GOAL » Skip all pictures, then print the remaining material exactly.

•••••

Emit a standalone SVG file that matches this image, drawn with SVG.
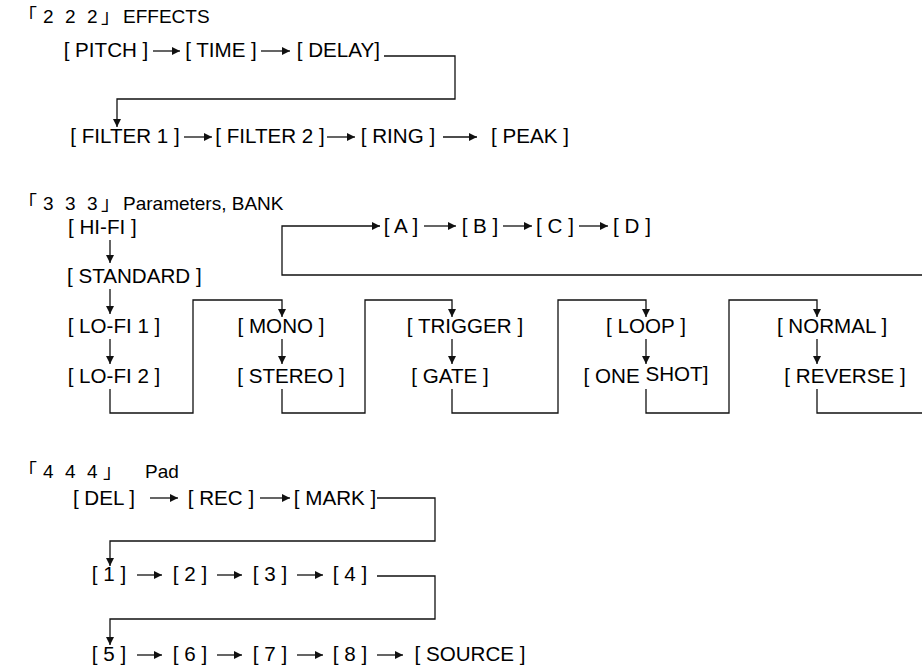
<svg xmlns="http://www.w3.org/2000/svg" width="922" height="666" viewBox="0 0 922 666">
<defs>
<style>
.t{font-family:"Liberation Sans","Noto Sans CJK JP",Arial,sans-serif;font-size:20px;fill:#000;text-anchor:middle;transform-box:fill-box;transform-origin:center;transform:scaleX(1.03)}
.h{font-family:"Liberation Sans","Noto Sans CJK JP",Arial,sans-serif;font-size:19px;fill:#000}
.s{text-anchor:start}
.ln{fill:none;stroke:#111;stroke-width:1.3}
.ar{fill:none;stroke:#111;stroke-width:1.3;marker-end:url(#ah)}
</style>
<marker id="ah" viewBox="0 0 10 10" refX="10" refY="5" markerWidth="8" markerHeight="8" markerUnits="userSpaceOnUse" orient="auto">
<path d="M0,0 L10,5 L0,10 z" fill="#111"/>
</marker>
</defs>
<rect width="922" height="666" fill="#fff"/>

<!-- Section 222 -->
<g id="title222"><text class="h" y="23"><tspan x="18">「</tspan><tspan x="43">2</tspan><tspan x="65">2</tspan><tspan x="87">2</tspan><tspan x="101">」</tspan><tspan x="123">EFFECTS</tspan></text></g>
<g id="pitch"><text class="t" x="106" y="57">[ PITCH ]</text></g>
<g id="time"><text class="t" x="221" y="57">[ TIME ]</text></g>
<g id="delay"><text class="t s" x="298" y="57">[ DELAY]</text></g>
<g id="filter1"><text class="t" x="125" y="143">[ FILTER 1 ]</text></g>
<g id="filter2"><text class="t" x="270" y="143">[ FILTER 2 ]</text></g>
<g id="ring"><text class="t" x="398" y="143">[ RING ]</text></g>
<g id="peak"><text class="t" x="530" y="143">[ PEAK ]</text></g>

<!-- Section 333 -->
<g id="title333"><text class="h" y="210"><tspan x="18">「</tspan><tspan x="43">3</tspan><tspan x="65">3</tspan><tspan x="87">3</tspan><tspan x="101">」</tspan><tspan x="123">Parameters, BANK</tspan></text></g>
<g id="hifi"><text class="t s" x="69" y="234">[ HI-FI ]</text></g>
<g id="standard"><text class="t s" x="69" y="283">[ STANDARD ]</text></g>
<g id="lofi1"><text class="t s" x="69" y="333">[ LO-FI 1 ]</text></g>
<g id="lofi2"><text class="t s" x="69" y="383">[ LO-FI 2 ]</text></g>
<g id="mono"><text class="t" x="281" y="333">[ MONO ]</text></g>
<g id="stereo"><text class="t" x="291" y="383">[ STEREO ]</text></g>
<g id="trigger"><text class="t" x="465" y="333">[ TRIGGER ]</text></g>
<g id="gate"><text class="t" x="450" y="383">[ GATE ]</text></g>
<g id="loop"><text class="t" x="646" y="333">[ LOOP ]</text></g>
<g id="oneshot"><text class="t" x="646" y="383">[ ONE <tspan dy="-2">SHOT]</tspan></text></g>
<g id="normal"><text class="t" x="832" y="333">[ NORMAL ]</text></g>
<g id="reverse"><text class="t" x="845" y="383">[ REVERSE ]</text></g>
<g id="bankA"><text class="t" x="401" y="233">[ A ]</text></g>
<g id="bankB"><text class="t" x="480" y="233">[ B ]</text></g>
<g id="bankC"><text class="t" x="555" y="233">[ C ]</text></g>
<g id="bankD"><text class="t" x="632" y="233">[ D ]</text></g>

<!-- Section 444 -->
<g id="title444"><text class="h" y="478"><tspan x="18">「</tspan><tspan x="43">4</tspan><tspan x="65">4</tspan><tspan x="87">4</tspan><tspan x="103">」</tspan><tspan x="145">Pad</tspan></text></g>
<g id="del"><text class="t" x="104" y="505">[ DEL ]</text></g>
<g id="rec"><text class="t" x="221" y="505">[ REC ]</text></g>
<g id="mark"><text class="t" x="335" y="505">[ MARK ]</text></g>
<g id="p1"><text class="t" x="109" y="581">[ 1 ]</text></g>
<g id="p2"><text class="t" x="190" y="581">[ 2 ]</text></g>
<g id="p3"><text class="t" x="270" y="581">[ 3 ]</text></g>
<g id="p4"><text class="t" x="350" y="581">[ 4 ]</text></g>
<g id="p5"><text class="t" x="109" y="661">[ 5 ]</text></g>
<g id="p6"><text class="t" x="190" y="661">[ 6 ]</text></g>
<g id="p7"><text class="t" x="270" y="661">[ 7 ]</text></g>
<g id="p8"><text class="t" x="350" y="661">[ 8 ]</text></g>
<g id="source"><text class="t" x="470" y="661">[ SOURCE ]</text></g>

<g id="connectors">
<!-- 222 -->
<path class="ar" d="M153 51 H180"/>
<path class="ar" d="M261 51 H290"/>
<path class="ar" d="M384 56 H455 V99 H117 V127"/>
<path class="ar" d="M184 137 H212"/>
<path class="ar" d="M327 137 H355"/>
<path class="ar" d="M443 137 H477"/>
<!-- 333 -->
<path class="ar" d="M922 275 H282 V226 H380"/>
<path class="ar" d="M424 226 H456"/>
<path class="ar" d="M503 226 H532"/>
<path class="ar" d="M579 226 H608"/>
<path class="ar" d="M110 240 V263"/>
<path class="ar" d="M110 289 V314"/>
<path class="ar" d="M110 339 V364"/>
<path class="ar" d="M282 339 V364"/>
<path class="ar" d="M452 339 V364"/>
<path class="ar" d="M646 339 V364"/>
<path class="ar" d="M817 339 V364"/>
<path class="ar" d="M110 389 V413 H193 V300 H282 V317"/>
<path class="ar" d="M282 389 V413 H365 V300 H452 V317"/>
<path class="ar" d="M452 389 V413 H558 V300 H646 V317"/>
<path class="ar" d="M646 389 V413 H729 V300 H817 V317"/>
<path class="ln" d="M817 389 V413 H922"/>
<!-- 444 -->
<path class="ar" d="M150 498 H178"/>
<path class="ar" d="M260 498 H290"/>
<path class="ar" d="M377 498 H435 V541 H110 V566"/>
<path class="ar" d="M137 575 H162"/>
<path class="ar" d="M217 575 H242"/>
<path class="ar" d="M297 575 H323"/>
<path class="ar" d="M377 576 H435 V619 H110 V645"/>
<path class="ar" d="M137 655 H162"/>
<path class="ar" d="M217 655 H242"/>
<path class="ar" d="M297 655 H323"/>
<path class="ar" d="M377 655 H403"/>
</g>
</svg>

•••••

RESULT »
Emit a standalone SVG file that matches this image, drawn with SVG.
<svg xmlns="http://www.w3.org/2000/svg" width="922" height="666" viewBox="0 0 922 666">
<defs>
<style>
.t{font-family:"Liberation Sans","Noto Sans CJK JP",Arial,sans-serif;font-size:20px;fill:#000;text-anchor:middle;transform-box:fill-box;transform-origin:center;transform:scaleX(1.03)}
.h{font-family:"Liberation Sans","Noto Sans CJK JP",Arial,sans-serif;font-size:19px;fill:#000}
.s{text-anchor:start}
.ln{fill:none;stroke:#111;stroke-width:1.3}
.ar{fill:none;stroke:#111;stroke-width:1.3;marker-end:url(#ah)}
</style>
<marker id="ah" viewBox="0 0 10 10" refX="10" refY="5" markerWidth="8" markerHeight="8" markerUnits="userSpaceOnUse" orient="auto">
<path d="M0,0 L10,5 L0,10 z" fill="#111"/>
</marker>
</defs>
<rect width="922" height="666" fill="#fff"/>

<!-- Section 222 -->
<g id="title222"><text class="h" y="23"><tspan x="18">「</tspan><tspan x="43">2</tspan><tspan x="65">2</tspan><tspan x="87">2</tspan><tspan x="101">」</tspan><tspan x="123">EFFECTS</tspan></text></g>
<g id="pitch"><text class="t" x="106" y="57">[ PITCH ]</text></g>
<g id="time"><text class="t" x="221" y="57">[ TIME ]</text></g>
<g id="delay"><text class="t s" x="298" y="57">[ DELAY]</text></g>
<g id="filter1"><text class="t" x="125" y="143">[ FILTER 1 ]</text></g>
<g id="filter2"><text class="t" x="270" y="143">[ FILTER 2 ]</text></g>
<g id="ring"><text class="t" x="398" y="143">[ RING ]</text></g>
<g id="peak"><text class="t" x="530" y="143">[ PEAK ]</text></g>

<!-- Section 333 -->
<g id="title333"><text class="h" y="210"><tspan x="18">「</tspan><tspan x="43">3</tspan><tspan x="65">3</tspan><tspan x="87">3</tspan><tspan x="101">」</tspan><tspan x="123">Parameters, BANK</tspan></text></g>
<g id="hifi"><text class="t s" x="69" y="234">[ HI-FI ]</text></g>
<g id="standard"><text class="t s" x="69" y="283">[ STANDARD ]</text></g>
<g id="lofi1"><text class="t s" x="69" y="333">[ LO-FI 1 ]</text></g>
<g id="lofi2"><text class="t s" x="69" y="383">[ LO-FI 2 ]</text></g>
<g id="mono"><text class="t" x="281" y="333">[ MONO ]</text></g>
<g id="stereo"><text class="t" x="291" y="383">[ STEREO ]</text></g>
<g id="trigger"><text class="t" x="465" y="333">[ TRIGGER ]</text></g>
<g id="gate"><text class="t" x="450" y="383">[ GATE ]</text></g>
<g id="loop"><text class="t" x="646" y="333">[ LOOP ]</text></g>
<g id="oneshot"><text class="t" x="646" y="383">[ ONE <tspan dy="-2">SHOT]</tspan></text></g>
<g id="normal"><text class="t" x="832" y="333">[ NORMAL ]</text></g>
<g id="reverse"><text class="t" x="845" y="383">[ REVERSE ]</text></g>
<g id="bankA"><text class="t" x="401" y="233">[ A ]</text></g>
<g id="bankB"><text class="t" x="480" y="233">[ B ]</text></g>
<g id="bankC"><text class="t" x="555" y="233">[ C ]</text></g>
<g id="bankD"><text class="t" x="632" y="233">[ D ]</text></g>

<!-- Section 444 -->
<g id="title444"><text class="h" y="478"><tspan x="18">「</tspan><tspan x="43">4</tspan><tspan x="65">4</tspan><tspan x="87">4</tspan><tspan x="103">」</tspan><tspan x="145">Pad</tspan></text></g>
<g id="del"><text class="t" x="104" y="505">[ DEL ]</text></g>
<g id="rec"><text class="t" x="221" y="505">[ REC ]</text></g>
<g id="mark"><text class="t" x="335" y="505">[ MARK ]</text></g>
<g id="p1"><text class="t" x="109" y="581">[ 1 ]</text></g>
<g id="p2"><text class="t" x="190" y="581">[ 2 ]</text></g>
<g id="p3"><text class="t" x="270" y="581">[ 3 ]</text></g>
<g id="p4"><text class="t" x="350" y="581">[ 4 ]</text></g>
<g id="p5"><text class="t" x="109" y="661">[ 5 ]</text></g>
<g id="p6"><text class="t" x="190" y="661">[ 6 ]</text></g>
<g id="p7"><text class="t" x="270" y="661">[ 7 ]</text></g>
<g id="p8"><text class="t" x="350" y="661">[ 8 ]</text></g>
<g id="source"><text class="t" x="470" y="661">[ SOURCE ]</text></g>

<g id="connectors">
<!-- 222 -->
<path class="ar" d="M153 51 H180"/>
<path class="ar" d="M261 51 H290"/>
<path class="ar" d="M384 56 H455 V99 H117 V127"/>
<path class="ar" d="M184 137 H212"/>
<path class="ar" d="M327 137 H355"/>
<path class="ar" d="M443 137 H477"/>
<!-- 333 -->
<path class="ar" d="M922 275 H282 V226 H380"/>
<path class="ar" d="M424 226 H456"/>
<path class="ar" d="M503 226 H532"/>
<path class="ar" d="M579 226 H608"/>
<path class="ar" d="M110 240 V263"/>
<path class="ar" d="M110 289 V314"/>
<path class="ar" d="M110 339 V364"/>
<path class="ar" d="M282 339 V364"/>
<path class="ar" d="M452 339 V364"/>
<path class="ar" d="M646 339 V364"/>
<path class="ar" d="M817 339 V364"/>
<path class="ar" d="M110 389 V413 H193 V300 H282 V317"/>
<path class="ar" d="M282 389 V413 H365 V300 H452 V317"/>
<path class="ar" d="M452 389 V413 H558 V300 H646 V317"/>
<path class="ar" d="M646 389 V413 H729 V300 H817 V317"/>
<path class="ln" d="M817 389 V413 H922"/>
<!-- 444 -->
<path class="ar" d="M150 498 H178"/>
<path class="ar" d="M260 498 H290"/>
<path class="ar" d="M377 498 H435 V541 H110 V566"/>
<path class="ar" d="M137 575 H162"/>
<path class="ar" d="M217 575 H242"/>
<path class="ar" d="M297 575 H323"/>
<path class="ar" d="M377 576 H435 V619 H110 V645"/>
<path class="ar" d="M137 655 H162"/>
<path class="ar" d="M217 655 H242"/>
<path class="ar" d="M297 655 H323"/>
<path class="ar" d="M377 655 H403"/>
</g>
</svg>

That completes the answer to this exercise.